The Game of Life
Life, also known as The Game of Life, is a board game originally created in 1860 by Milton Bradley, as The Checkered Game of Life. The modern version was originally published in 1960 by the Milton Bradley Company (now a subsidiary of Hasbro). Two to six players can participate in one game.
The game consists of a track, on which players travel by spinning a small wheel with spaces numbered 1 through 10, located in the middle of the board. The board also contains small mountains, buildings, and other similar pieces, so the playing area does not appear flat. Playing pieces are small, colored plastic automobiles which come in six different colors (red, blue, white, yellow, orange, and green), and each pawn has six holes in the top in which the people pegs are placed throughout the game as the player gets married and has or adopts children.
Each game also includes a setup for a bank, which includes imitation money (in denominations ranging from $5,000 to $100,000), insurance policies (automobile, life, fire, and/or homeowners' insurance depending on the version), $20,000 promissory notes, and stock certificates. Other tangibles vary with the game version.
To determine one's salary, a player could travel one of two routes at the beginning of the game. The shorter route was entitled Business and resulted in the player receiving a set salary of $5,000 per Pay Day. The longer route was entitled College and could earn the player anywhere between $6,000 and $20,000 per Pay Day. Taking the College route also meant taking $40,000 of bank loans that had to be paid off in order to win the game. Both of these initial routes joined back together at the first Pay Day.
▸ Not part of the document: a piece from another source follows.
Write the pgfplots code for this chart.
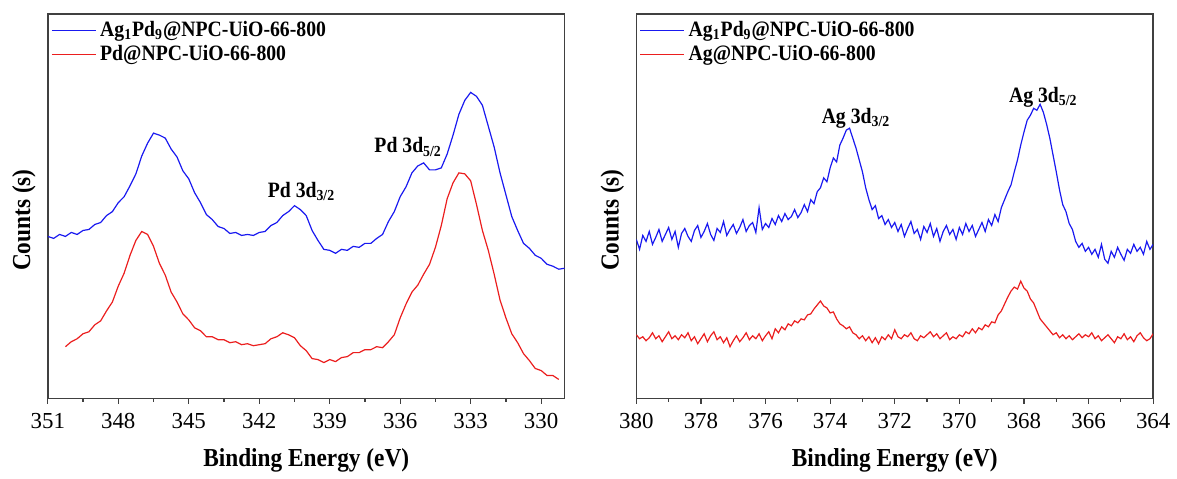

The Game of Life copyrighted by Milton Bradley in 1963 had some differences from later versions. For one, once a player reached the Day of Reckoning, he could end up at the Poor Farm, or he could become a Millionaire Tycoon and move on to Millionaire Acres (later renamed Millionaire Estates). This version had Art Linkletter as the spokesman, included his picture on the $100,000 bills, and a rousing endorsement from Linkletter on the cover of the box. It was advertised as a "Milton Bradley 100th Anniversary Game" and as "A Full 3-D Action Game."